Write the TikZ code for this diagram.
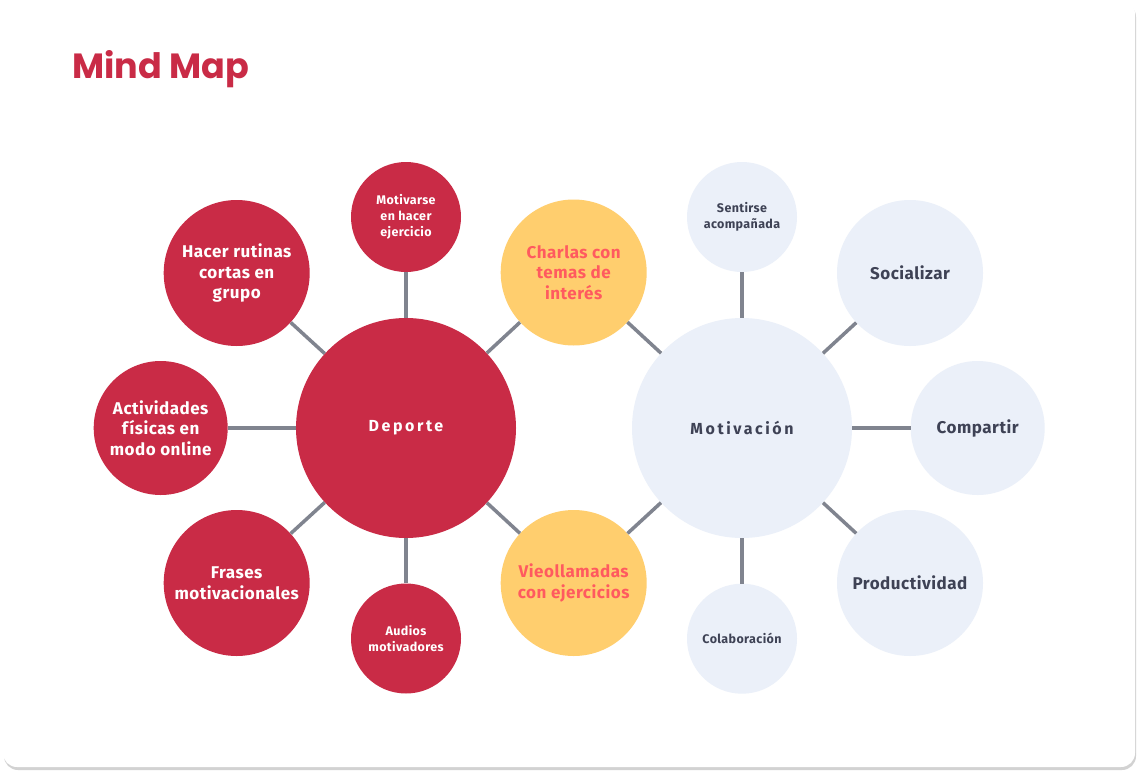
\documentclass[tikz,border=0pt]{standalone}
\usepackage{fontspec}
\setmainfont{Fira Sans}
\newfontfamily\titlefont{Poppins}
\usepackage{tikz}
\usetikzlibrary{positioning,shadows}

\definecolor{mapred}{HTML}{C92B46}
\definecolor{mapyellow}{HTML}{FFCE6E}
\definecolor{mapcoral}{HTML}{FF5A5F}
\definecolor{mapblue}{HTML}{EBF0F9}
\definecolor{mapink}{HTML}{3E4255}
\definecolor{mapline}{HTML}{80848F}

\tikzset{
  bubble/.style={circle,inner sep=0pt,align=center},
  redbub/.style={bubble,fill=mapred,text=white},
  yelbub/.style={bubble,fill=mapyellow,text=mapcoral},
  bluebub/.style={bubble,fill=mapblue,text=mapink},
  big/.style={minimum size=220pt,font=\bfseries\fontsize{16}{20}\selectfont\addfontfeatures{LetterSpace=16}},
  mid/.style={minimum size=146pt,font=\bfseries\fontsize{17}{20.5}\selectfont\addfontfeatures{LetterSpace=3}},
  side/.style={minimum size=134pt,font=\bfseries\fontsize{17}{20.5}\selectfont\addfontfeatures{LetterSpace=3}},
  small/.style={minimum size=110pt,font=\bfseries\fontsize{12.5}{16}\selectfont\addfontfeatures{LetterSpace=3}},
  link/.style={draw=mapline,line width=3.5pt},
}

\begin{document}
\begin{tikzpicture}[x=1pt,y=-1pt,on grid]
\useasboundingbox (0,0) rectangle (1139,776);
\fill[white] (0,0) rectangle (1139,776);
\fill[white,rounded corners=14pt,drop shadow={shadow xshift=1pt,shadow yshift=-3pt,opacity=.35}]
  (3,0) rectangle (1135,767);

% title
\node[anchor=base west,text=mapred,font=\titlefont\bfseries\fontsize{35}{40}\selectfont] (title) at (69,78) {Mind Map};

% hubs
\node[redbub,big] (dep) at (406,428) {Deporte};
\node[bluebub,big] (mot) [right=336pt of dep] {Motivación};

% Deporte side
\node[redbub,small] (mov) [above=211pt of dep] {Motivarse\\ en hacer\\ ejercicio};
\node[redbub,mid] (hac) [above left=155pt and 169.3pt of dep] {Hacer rutinas\\ cortas en\\ grupo};
\node[redbub,side] (act) [left=245.3pt of dep] {Actividades\\ físicas en\\ modo online};
\node[redbub,mid] (fra) [below left=155pt and 169.3pt of dep] {Frases\\ motivacionales};
\node[redbub,small] (aud) [below=210.5pt of dep] {Audios\\ motivadores};

% shared
\node[yelbub,mid] (cha) [above right=155.5pt and 167.7pt of dep] {Charlas con\\ temas de\\ interés};
\node[yelbub,mid] (vid) [below right=155pt and 167.7pt of dep] {Vieollamadas\\ con ejercicios};

% Motivacion side
\node[bluebub,small] (sen) [above=211pt of mot] {Sentirse\\ acompañada};
\node[bluebub,mid] (soc) [above right=155pt and 168pt of mot] {Socializar};
\node[bluebub,side] (com) [right=235.7pt of mot] {Compartir};
\node[bluebub,mid] (pro) [below right=155pt and 168pt of mot] {Productividad};
\node[bluebub,small] (col) [below=210.7pt of mot] {Colaboración};

\draw[link] (dep) -- (mov);
\draw[link] (dep) -- (hac);
\draw[link] (dep) -- (act);
\draw[link] (dep) -- (fra);
\draw[link] (dep) -- (aud);
\draw[link] (dep) -- (cha);
\draw[link] (dep) -- (vid);
\draw[link] (mot) -- (cha);
\draw[link] (mot) -- (vid);
\draw[link] (mot) -- (sen);
\draw[link] (mot) -- (soc);
\draw[link] (mot) -- (com);
\draw[link] (mot) -- (pro);
\draw[link] (mot) -- (col);
\end{tikzpicture}
\end{document}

######

### [Task to complete]
Reproduce exactly the run of lines that opens the listing and closes with the line holding "(aud) [below=210.5pt of". Pictures are excluded.

### [Task response]
Write the TikZ code for this diagram.
\documentclass[tikz,border=0pt]{standalone}
\usepackage{fontspec}
\setmainfont{Fira Sans}
\newfontfamily\titlefont{Poppins}
\usepackage{tikz}
\usetikzlibrary{positioning,shadows}

\definecolor{mapred}{HTML}{C92B46}
\definecolor{mapyellow}{HTML}{FFCE6E}
\definecolor{mapcoral}{HTML}{FF5A5F}
\definecolor{mapblue}{HTML}{EBF0F9}
\definecolor{mapink}{HTML}{3E4255}
\definecolor{mapline}{HTML}{80848F}

\tikzset{
  bubble/.style={circle,inner sep=0pt,align=center},
  redbub/.style={bubble,fill=mapred,text=white},
  yelbub/.style={bubble,fill=mapyellow,text=mapcoral},
  bluebub/.style={bubble,fill=mapblue,text=mapink},
  big/.style={minimum size=220pt,font=\bfseries\fontsize{16}{20}\selectfont\addfontfeatures{LetterSpace=16}},
  mid/.style={minimum size=146pt,font=\bfseries\fontsize{17}{20.5}\selectfont\addfontfeatures{LetterSpace=3}},
  side/.style={minimum size=134pt,font=\bfseries\fontsize{17}{20.5}\selectfont\addfontfeatures{LetterSpace=3}},
  small/.style={minimum size=110pt,font=\bfseries\fontsize{12.5}{16}\selectfont\addfontfeatures{LetterSpace=3}},
  link/.style={draw=mapline,line width=3.5pt},
}

\begin{document}
\begin{tikzpicture}[x=1pt,y=-1pt,on grid]
\useasboundingbox (0,0) rectangle (1139,776);
\fill[white] (0,0) rectangle (1139,776);
\fill[white,rounded corners=14pt,drop shadow={shadow xshift=1pt,shadow yshift=-3pt,opacity=.35}]
  (3,0) rectangle (1135,767);

% title
\node[anchor=base west,text=mapred,font=\titlefont\bfseries\fontsize{35}{40}\selectfont] (title) at (69,78) {Mind Map};

% hubs
\node[redbub,big] (dep) at (406,428) {Deporte};
\node[bluebub,big] (mot) [right=336pt of dep] {Motivación};

% Deporte side
\node[redbub,small] (mov) [above=211pt of dep] {Motivarse\\ en hacer\\ ejercicio};
\node[redbub,mid] (hac) [above left=155pt and 169.3pt of dep] {Hacer rutinas\\ cortas en\\ grupo};
\node[redbub,side] (act) [left=245.3pt of dep] {Actividades\\ físicas en\\ modo online};
\node[redbub,mid] (fra) [below left=155pt and 169.3pt of dep] {Frases\\ motivacionales};
\node[redbub,small] (aud) [below=210.5pt of dep] {Audios\\ motivadores};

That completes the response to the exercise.